Canada Update
Published by MAC on 2007-02-28Source: Times Colonist
Canada update
28th February 2007
First Nation protesters call for mining slowdown
Lindsay Kines, Times Colonist
27 February 2007
A pair of women from the Tahltan First Nation called on the provincial government yesterday to slow a mining boom they fear threatens their traditional territory in northwest B.C.
Rhoda Quock and Eileen Doody, who were in Victoria for Mining Day at the legislature, said more than a half-dozen mines are proposed for Tahltan lands that include the Klabona or "Sacred Headwaters" of the Nass, Skeena and Stikine rivers.
"If it all occurred at the same time, our land, our wildlife, and our people will be devastated," said Quock, who speaks for the Iskut elders group Klabona Keepers.
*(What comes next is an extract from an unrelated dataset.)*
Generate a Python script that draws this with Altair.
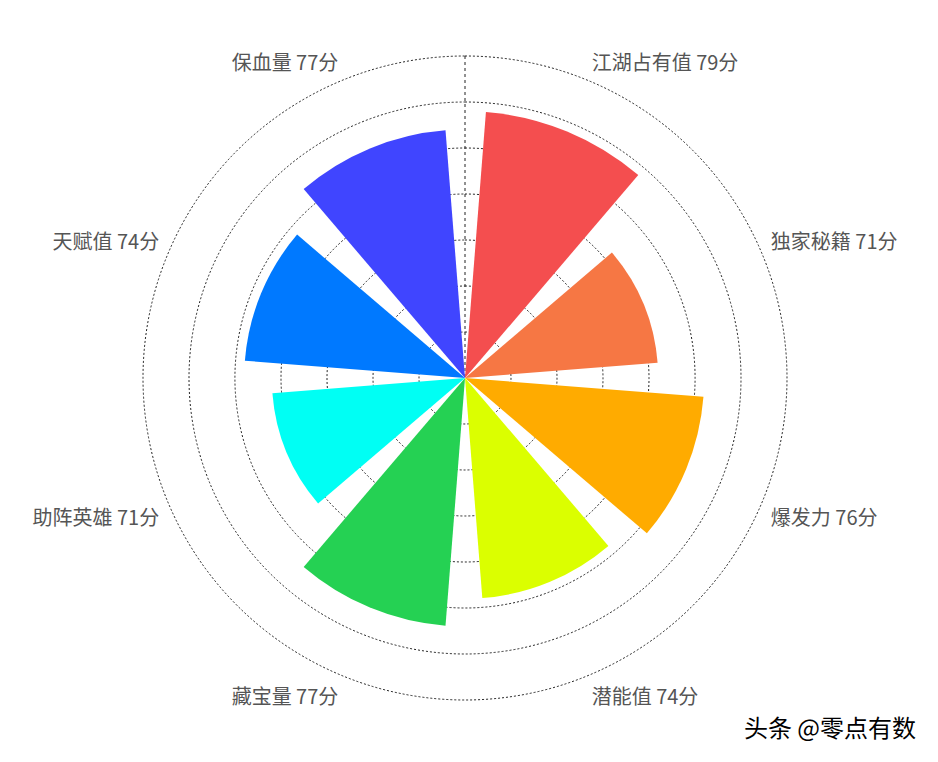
import math
import altair as alt
import pandas as pd

categories = ["江湖占有值", "独家秘籍", "爆发力", "潜能值", "藏宝量", "助阵英雄", "天赋值", "保血量"]
values = [79, 71, 76, 74, 77, 71, 74, 77]
colors = ["#F44E4F", "#F67744", "#FFAB00", "#DBFF00", "#25D153", "#00FFF4", "#0079FF", "#4045FF"]
ring_values = [55, 60, 65, 70, 75, 80, 85]

W, H = 914, 740
R_OUT = 322
SECTOR = 360 / len(categories)
GAP = 4.5

df = pd.DataFrame({
    "cat": categories,
    "value": values,
    "idx": list(range(len(categories))),
    "color": colors,
})
df["label"] = [f"{c} {v}分" for c, v in zip(categories, values)]
df["t0"] = df["idx"] * SECTOR + GAP
df["t1"] = (df["idx"] + 1) * SECTOR - GAP
df["tc"] = (df["idx"] + 0.5) * SECTOR

rings = pd.DataFrame({"r": ring_values})

theta_scale = alt.Scale(domain=[0, 360], range=[0, 2 * math.pi])
r_scale = alt.Scale(type="linear", domain=[50, 85], range=[0, R_OUT], zero=False)

ring_layer = alt.Chart(rings).mark_arc(
    filled=False, stroke="#222222", strokeWidth=1, strokeDash=[2, 2]
).encode(
    theta=alt.value(0),
    theta2=alt.value(2 * math.pi),
    radius=alt.Radius("r:Q", scale=r_scale, stack=False),
)

axis_line = alt.Chart(rings).transform_filter("datum.r == 85").mark_rule(
    stroke="#222222", strokeWidth=1, strokeDash=[3, 3]
).encode(
    x=alt.value(W / 2),
    y=alt.value(H / 2 - R_OUT),
    y2=alt.value(H / 2),
)

bars = alt.Chart(df).mark_arc().encode(
    theta=alt.Theta("t0:Q", scale=theta_scale, stack=False),
    theta2="t1:Q",
    radius=alt.Radius("value:Q", scale=r_scale, stack=False),
    color=alt.Color("color:N", scale=None),
)

def label_layer(idxs, align, baseline, dy):
    return alt.Chart(df).transform_filter(
        alt.FieldOneOfPredicate(field="idx", oneOf=idxs)
    ).mark_text(
        align=align, baseline=baseline, font="Noto Sans CJK SC",
        fontSize=20, color="#555555", dy=dy
    ).encode(
        theta=alt.Theta("tc:Q", scale=theta_scale, stack=False),
        radius=alt.value(R_OUT + 9),
        text="label:N",
    )

labels = [
    label_layer([0, 1], "left", "bottom", 2),
    label_layer([2, 3], "left", "top", 4),
    label_layer([4, 5], "right", "top", 4),
    label_layer([6, 7], "right", "bottom", 2),
]

watermark = alt.Chart(rings).transform_filter("datum.r == 55").mark_text(
    text="头条 @零点有数", align="right", baseline="middle",
    font="Noto Sans CJK SC", fontSize=24, fontWeight=400, color="#000000"
).encode(
    x=alt.value(W - 6),
    y=alt.value(H - 18),
)

chart = alt.layer(ring_layer, axis_line, bars, *labels, watermark).properties(
    width=W, height=H, padding=0, autosize=alt.AutoSizeParams(type="none")
).configure_view(stroke=None)

chart.save("out.html", embed_options={"renderer": "svg", "actions": False})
Members of the group were arrested in 2005 for blocking a mining road in their territory.
"We're saying that we support one mine at a time," added Doody, a community liaison for the Iskut band, one of the members of the Tahltan First Nation. "If all these mines go through at once, it's basically cultural genocide."
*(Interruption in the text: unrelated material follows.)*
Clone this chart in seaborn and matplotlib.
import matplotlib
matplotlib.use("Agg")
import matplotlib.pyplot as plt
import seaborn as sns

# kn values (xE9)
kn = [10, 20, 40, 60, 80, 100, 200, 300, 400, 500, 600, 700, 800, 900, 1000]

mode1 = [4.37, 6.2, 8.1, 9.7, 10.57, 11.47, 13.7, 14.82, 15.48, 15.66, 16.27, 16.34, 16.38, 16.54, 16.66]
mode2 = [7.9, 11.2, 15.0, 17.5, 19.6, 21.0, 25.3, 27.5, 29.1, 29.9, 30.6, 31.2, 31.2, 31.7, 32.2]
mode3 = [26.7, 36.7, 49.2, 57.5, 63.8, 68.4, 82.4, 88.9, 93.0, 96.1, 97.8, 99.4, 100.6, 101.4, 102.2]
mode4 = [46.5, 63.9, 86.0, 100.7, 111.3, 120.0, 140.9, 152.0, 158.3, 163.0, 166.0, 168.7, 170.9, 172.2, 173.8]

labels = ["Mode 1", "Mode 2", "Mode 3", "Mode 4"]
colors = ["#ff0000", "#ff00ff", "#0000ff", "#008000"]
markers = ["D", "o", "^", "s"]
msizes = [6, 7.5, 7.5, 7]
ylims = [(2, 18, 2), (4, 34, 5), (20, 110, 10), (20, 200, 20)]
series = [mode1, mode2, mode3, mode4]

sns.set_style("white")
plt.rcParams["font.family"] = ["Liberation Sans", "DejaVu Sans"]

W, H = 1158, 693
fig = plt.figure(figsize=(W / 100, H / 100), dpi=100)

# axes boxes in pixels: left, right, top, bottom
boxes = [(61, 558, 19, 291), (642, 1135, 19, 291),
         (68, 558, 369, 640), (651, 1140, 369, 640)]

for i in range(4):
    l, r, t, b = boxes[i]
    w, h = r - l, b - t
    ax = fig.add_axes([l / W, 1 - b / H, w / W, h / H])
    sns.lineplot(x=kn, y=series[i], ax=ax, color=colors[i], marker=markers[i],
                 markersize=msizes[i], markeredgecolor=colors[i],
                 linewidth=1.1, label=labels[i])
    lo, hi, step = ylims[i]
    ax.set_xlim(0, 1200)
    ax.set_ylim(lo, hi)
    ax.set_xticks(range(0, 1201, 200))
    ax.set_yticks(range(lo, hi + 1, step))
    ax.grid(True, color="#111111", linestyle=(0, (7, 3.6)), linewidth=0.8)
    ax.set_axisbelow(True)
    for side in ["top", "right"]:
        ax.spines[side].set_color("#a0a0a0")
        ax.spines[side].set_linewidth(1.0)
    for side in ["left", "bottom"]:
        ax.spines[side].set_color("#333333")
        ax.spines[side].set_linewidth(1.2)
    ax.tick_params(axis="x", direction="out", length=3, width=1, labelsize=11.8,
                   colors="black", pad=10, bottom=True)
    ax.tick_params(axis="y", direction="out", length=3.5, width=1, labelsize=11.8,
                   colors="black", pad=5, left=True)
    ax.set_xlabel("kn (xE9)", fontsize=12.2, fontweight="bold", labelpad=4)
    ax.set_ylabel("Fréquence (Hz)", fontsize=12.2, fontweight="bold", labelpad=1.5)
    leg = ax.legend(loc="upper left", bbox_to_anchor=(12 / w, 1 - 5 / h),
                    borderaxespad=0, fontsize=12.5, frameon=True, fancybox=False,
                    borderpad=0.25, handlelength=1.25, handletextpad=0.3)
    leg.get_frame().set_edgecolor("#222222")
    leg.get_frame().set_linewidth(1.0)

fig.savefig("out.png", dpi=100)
But Mining Minister Kevin Krueger said that while some within the Tahltan First Nation have raised concerns, the government has followed a "careful consultative" process with its elected leaders.
Those leaders, he said, have supported NovaGold Canada's plan for a $1.6-billion open-pit copper-silver-gold mine at Galore Creek, which recently received provincial environmental approval.
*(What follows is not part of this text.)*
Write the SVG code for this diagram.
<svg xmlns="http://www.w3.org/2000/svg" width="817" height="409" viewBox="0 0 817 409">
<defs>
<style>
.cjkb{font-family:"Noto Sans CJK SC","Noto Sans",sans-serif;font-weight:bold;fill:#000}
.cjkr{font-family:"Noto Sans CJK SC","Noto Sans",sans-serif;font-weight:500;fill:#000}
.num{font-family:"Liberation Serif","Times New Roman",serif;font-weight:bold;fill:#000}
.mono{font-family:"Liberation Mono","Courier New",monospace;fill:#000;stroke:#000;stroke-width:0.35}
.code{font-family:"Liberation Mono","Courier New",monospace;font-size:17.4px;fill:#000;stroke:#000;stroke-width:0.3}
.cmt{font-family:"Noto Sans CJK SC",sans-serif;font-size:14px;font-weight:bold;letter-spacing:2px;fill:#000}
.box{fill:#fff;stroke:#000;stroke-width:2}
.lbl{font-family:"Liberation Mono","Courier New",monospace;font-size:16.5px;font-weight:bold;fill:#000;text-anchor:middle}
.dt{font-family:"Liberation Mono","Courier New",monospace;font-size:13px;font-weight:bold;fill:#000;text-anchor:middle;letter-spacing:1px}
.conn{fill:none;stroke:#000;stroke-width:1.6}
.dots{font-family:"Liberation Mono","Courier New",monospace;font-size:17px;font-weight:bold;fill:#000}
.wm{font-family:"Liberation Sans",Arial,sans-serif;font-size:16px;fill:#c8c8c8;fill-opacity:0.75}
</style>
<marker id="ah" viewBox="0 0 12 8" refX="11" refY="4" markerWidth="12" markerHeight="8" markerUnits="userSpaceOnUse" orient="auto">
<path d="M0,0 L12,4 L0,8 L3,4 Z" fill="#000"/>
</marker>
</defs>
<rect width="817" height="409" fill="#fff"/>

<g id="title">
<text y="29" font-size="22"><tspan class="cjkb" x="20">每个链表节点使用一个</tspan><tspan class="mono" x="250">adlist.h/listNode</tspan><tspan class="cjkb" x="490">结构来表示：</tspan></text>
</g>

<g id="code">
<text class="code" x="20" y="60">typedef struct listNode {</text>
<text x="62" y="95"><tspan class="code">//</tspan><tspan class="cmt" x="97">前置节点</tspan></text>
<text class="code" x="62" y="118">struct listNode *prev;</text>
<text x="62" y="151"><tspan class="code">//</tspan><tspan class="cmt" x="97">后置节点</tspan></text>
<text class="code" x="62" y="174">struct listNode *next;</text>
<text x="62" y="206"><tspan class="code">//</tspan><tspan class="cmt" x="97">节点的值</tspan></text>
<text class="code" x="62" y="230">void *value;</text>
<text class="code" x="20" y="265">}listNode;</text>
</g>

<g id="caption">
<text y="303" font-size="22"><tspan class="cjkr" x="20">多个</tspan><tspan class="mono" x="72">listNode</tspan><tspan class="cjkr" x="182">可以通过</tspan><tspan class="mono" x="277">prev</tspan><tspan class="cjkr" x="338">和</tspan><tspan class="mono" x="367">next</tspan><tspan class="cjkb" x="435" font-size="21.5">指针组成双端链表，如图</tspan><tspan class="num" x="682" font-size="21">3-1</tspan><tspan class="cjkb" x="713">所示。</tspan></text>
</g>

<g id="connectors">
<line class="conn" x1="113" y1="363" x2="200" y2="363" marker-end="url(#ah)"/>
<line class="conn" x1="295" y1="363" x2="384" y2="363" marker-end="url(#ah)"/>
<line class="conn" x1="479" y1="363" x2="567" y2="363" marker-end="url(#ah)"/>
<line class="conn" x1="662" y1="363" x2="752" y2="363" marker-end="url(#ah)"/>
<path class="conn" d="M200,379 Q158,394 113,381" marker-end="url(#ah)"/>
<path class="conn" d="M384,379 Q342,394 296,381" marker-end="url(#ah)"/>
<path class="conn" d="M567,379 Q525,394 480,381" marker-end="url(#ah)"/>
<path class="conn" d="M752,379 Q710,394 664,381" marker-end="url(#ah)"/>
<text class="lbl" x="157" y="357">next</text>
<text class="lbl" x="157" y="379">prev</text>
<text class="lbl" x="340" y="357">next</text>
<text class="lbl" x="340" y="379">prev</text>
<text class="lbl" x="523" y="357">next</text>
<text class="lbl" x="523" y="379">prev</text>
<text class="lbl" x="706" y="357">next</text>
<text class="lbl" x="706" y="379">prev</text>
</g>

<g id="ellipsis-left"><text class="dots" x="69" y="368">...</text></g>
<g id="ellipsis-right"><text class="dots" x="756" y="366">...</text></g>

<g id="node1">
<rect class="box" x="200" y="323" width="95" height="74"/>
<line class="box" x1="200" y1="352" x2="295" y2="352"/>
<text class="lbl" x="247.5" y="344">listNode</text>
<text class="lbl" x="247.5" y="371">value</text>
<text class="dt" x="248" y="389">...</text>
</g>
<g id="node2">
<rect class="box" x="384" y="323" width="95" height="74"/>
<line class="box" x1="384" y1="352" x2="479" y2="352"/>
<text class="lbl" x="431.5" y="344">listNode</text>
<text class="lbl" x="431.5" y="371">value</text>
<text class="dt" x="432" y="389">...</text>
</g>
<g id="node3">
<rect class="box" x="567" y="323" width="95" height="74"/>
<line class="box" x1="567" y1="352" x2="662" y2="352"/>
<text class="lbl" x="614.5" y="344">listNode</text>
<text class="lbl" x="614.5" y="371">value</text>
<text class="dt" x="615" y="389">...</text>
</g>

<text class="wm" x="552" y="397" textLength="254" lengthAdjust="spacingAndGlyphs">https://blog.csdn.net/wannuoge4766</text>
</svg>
"About 50 per cent of the workforce at the Eskay Creek mine is Tahltan people, and that mine is nearing the end of its natural life, so they're very much interested in remaining employed in the industry," he said.
Krueger rejected the idea of moving ahead with just one mine at a time.
"We're at a very rare point in our history where there is so much opportunity," he said. "Mining markets, commodity markets are cyclical, and that might well mean that opportunities are missed if we only acted on one mine at a time."